[START OF Dataset rows]

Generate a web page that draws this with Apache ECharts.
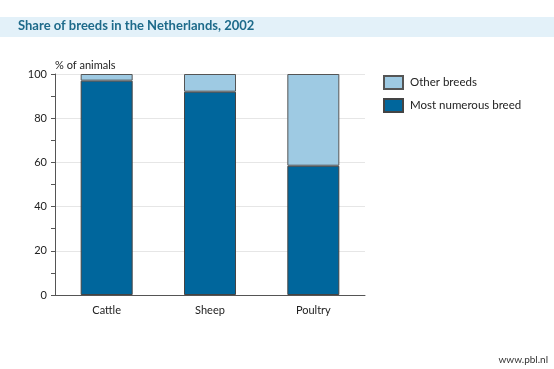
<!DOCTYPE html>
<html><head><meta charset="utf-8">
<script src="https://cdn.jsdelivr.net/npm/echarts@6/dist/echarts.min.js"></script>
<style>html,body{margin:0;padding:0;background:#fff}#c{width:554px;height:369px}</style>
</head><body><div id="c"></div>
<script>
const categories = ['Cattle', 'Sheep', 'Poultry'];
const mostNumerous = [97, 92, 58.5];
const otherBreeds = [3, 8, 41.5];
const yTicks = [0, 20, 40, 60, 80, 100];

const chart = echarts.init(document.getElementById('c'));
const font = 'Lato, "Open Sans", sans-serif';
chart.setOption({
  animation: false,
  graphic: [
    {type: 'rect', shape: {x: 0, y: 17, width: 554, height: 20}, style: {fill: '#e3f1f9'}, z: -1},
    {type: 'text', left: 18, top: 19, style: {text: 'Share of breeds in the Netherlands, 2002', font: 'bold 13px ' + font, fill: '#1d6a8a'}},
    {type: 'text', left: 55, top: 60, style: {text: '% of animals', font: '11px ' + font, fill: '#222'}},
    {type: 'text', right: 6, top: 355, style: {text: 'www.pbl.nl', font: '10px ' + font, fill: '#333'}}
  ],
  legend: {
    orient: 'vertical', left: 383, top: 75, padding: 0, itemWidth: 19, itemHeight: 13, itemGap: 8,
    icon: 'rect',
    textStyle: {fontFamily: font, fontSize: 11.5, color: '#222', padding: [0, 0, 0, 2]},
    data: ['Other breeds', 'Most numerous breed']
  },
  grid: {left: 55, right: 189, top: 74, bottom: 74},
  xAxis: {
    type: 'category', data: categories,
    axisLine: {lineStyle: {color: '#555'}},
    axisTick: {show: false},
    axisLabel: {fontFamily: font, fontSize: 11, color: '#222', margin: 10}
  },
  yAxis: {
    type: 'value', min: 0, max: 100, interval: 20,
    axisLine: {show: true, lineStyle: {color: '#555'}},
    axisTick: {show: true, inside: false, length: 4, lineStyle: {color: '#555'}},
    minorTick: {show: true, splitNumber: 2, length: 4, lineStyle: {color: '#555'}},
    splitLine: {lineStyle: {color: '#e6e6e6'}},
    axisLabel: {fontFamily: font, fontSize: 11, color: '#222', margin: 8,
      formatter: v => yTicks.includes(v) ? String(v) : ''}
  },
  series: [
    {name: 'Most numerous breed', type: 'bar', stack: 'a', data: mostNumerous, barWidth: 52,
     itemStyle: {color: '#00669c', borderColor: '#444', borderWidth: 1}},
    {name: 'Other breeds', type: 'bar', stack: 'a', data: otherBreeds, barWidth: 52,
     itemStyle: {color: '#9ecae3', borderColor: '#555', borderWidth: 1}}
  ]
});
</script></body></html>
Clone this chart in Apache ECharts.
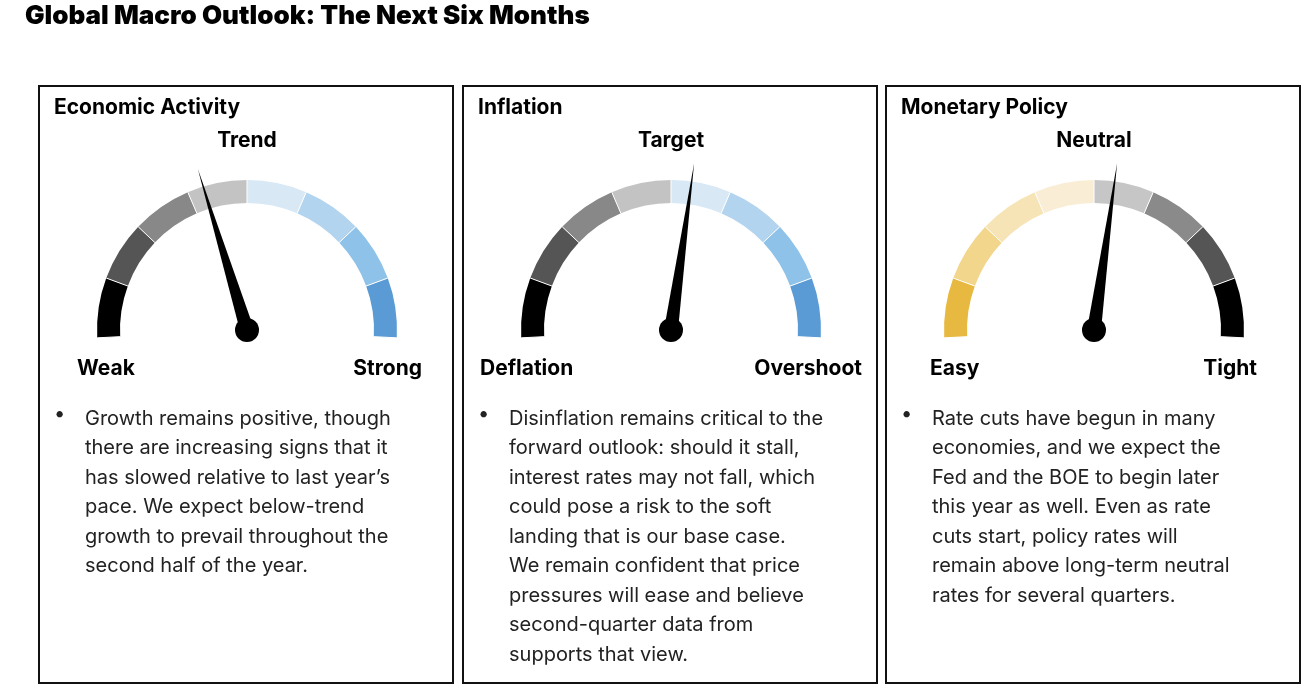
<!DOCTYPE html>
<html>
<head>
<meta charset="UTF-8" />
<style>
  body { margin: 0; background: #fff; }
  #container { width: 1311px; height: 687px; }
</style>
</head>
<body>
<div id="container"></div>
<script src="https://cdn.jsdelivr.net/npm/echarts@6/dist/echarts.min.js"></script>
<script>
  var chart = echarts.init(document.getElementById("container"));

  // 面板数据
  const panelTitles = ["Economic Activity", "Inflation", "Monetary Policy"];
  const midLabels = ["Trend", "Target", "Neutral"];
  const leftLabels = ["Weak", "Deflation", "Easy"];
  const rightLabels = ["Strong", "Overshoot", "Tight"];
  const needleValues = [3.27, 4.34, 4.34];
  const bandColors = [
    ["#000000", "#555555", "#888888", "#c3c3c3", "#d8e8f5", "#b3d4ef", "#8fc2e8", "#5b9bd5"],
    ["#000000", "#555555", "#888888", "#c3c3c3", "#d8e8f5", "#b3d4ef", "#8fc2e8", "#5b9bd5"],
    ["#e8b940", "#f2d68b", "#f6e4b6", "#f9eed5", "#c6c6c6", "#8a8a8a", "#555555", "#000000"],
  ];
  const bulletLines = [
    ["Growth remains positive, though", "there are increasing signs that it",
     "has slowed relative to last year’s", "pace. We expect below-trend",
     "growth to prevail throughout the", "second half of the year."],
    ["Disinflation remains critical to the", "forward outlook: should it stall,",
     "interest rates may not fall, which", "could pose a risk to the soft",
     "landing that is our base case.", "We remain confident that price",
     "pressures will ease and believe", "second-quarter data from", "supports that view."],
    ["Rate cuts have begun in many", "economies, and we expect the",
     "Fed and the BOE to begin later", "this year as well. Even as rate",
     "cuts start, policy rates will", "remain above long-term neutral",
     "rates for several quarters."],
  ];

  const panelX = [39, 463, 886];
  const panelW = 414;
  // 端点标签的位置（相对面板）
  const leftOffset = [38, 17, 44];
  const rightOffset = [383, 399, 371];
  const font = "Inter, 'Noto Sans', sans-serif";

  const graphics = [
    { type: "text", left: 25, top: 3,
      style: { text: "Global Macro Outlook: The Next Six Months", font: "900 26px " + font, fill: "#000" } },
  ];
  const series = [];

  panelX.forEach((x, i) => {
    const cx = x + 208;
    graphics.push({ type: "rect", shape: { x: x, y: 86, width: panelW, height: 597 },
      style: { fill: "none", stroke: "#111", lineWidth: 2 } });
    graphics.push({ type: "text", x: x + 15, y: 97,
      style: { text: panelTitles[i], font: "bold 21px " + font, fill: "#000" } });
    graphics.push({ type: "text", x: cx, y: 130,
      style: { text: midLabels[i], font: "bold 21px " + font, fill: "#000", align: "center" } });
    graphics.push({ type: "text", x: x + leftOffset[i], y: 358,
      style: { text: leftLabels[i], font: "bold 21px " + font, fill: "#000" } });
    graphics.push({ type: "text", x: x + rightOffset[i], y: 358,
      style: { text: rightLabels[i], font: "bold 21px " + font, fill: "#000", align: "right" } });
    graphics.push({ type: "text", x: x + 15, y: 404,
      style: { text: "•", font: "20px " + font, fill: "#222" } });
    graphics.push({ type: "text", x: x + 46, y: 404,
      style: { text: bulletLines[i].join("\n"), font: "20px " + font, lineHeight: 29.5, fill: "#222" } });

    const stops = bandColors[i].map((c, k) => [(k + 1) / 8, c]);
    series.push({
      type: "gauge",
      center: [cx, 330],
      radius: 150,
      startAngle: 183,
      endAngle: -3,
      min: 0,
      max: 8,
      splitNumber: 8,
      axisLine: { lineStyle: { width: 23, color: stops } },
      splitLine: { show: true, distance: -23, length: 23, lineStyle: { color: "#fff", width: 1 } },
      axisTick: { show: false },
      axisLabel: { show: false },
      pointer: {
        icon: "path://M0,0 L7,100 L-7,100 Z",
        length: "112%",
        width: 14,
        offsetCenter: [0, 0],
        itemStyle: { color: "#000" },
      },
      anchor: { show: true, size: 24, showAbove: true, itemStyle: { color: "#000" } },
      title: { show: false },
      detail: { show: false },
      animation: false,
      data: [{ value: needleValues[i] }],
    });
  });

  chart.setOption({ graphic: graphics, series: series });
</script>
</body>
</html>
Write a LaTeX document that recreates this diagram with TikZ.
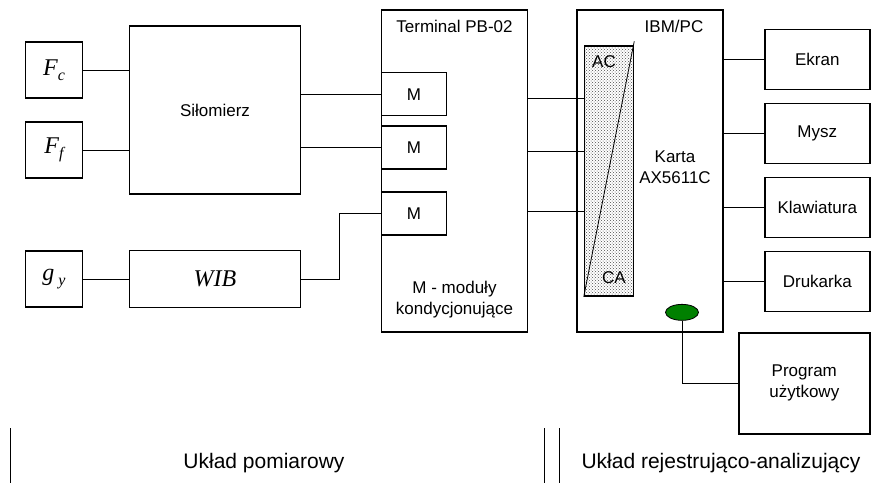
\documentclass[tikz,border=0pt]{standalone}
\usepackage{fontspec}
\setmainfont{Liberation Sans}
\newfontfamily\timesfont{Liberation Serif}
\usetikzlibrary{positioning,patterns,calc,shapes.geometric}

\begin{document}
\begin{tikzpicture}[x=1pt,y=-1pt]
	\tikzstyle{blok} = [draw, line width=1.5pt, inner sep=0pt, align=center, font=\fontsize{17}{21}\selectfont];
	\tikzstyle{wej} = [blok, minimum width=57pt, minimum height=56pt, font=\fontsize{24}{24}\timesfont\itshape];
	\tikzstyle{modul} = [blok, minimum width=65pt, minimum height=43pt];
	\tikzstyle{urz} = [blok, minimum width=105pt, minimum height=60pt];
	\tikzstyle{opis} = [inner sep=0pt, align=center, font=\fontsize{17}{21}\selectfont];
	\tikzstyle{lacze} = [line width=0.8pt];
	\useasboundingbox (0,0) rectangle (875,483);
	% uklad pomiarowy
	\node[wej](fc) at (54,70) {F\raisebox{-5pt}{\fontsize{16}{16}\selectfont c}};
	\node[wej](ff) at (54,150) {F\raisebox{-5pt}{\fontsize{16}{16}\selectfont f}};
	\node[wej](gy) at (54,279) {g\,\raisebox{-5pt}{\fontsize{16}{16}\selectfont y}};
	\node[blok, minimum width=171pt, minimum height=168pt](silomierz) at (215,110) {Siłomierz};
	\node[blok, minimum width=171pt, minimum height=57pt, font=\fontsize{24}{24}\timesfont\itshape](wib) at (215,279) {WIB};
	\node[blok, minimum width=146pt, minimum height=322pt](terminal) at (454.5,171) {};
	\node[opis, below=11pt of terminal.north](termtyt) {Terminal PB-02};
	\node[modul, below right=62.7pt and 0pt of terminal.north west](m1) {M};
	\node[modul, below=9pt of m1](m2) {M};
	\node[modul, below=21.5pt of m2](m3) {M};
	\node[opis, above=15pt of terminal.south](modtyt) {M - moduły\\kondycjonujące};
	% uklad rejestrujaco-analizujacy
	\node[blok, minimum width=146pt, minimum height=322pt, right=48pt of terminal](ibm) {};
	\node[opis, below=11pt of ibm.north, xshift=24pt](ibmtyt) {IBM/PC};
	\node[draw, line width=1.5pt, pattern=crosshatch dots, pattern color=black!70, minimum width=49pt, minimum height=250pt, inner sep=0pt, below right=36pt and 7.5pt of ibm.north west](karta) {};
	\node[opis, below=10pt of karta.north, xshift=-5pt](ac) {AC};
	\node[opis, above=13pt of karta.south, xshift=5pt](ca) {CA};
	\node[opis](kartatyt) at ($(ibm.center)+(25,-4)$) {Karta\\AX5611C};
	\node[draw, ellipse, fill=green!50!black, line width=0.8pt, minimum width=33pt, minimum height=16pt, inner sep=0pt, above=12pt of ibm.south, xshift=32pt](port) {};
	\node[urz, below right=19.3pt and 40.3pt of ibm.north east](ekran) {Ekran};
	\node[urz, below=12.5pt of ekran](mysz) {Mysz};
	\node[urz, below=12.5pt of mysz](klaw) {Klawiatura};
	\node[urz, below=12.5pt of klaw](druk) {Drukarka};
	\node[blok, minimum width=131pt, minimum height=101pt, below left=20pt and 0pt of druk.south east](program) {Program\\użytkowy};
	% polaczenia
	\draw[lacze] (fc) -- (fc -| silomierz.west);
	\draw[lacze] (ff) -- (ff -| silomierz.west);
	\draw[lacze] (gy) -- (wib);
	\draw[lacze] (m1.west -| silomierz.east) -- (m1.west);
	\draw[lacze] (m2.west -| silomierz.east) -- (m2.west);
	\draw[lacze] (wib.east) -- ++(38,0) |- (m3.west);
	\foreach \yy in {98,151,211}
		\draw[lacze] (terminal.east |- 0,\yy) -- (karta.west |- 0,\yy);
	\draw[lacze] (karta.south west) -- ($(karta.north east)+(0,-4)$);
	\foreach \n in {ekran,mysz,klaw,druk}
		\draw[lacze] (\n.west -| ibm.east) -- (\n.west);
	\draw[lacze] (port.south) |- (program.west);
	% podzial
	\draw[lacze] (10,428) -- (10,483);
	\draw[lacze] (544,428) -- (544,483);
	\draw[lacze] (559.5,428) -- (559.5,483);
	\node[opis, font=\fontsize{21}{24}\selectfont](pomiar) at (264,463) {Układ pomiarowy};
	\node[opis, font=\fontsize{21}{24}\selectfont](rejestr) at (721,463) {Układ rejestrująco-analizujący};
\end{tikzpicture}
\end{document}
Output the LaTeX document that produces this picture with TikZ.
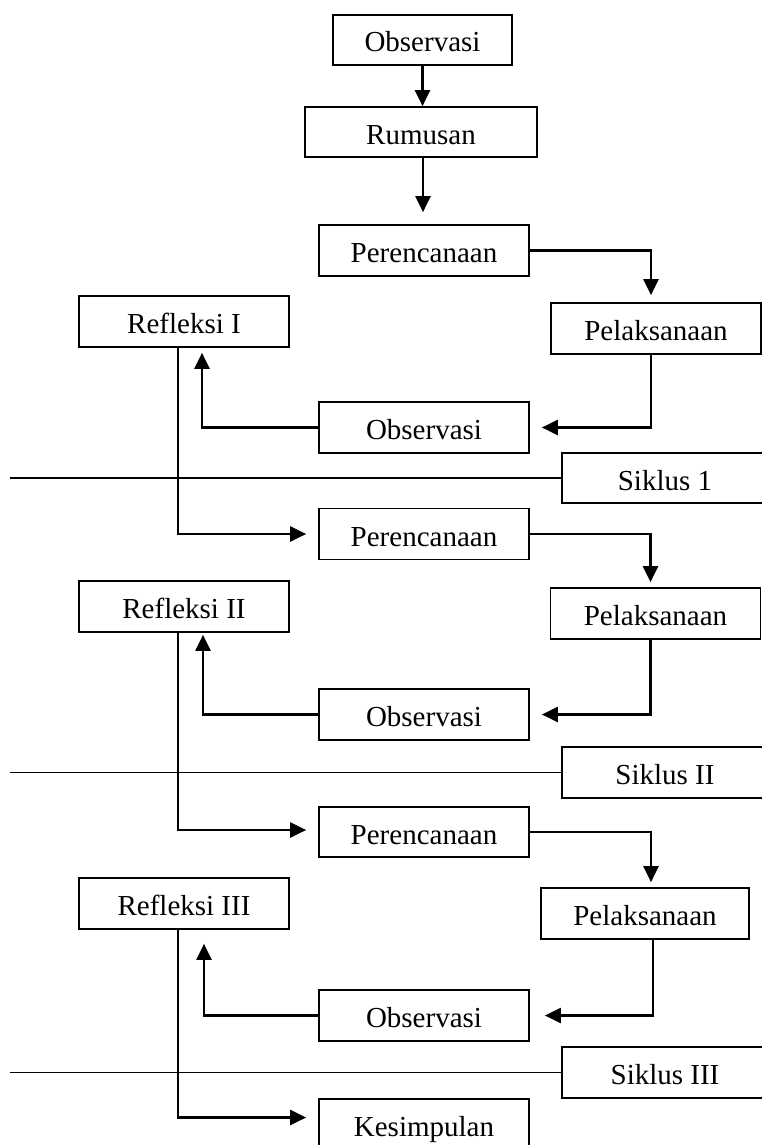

[END OF Dataset rows]

Exercise task: Please quote the lines of the material, beginning with the first and ending with the one that contains "const yTicks = [0, 20, 40, 60, 80, 100];", exactly as written and without any pictures.

Response below:
Generate a web page that draws this with Apache ECharts.
<!DOCTYPE html>
<html><head><meta charset="utf-8">
<script src="https://cdn.jsdelivr.net/npm/echarts@6/dist/echarts.min.js"></script>
<style>html,body{margin:0;padding:0;background:#fff}#c{width:554px;height:369px}</style>
</head><body><div id="c"></div>
<script>
const categories = ['Cattle', 'Sheep', 'Poultry'];
const mostNumerous = [97, 92, 58.5];
const otherBreeds = [3, 8, 41.5];
const yTicks = [0, 20, 40, 60, 80, 100];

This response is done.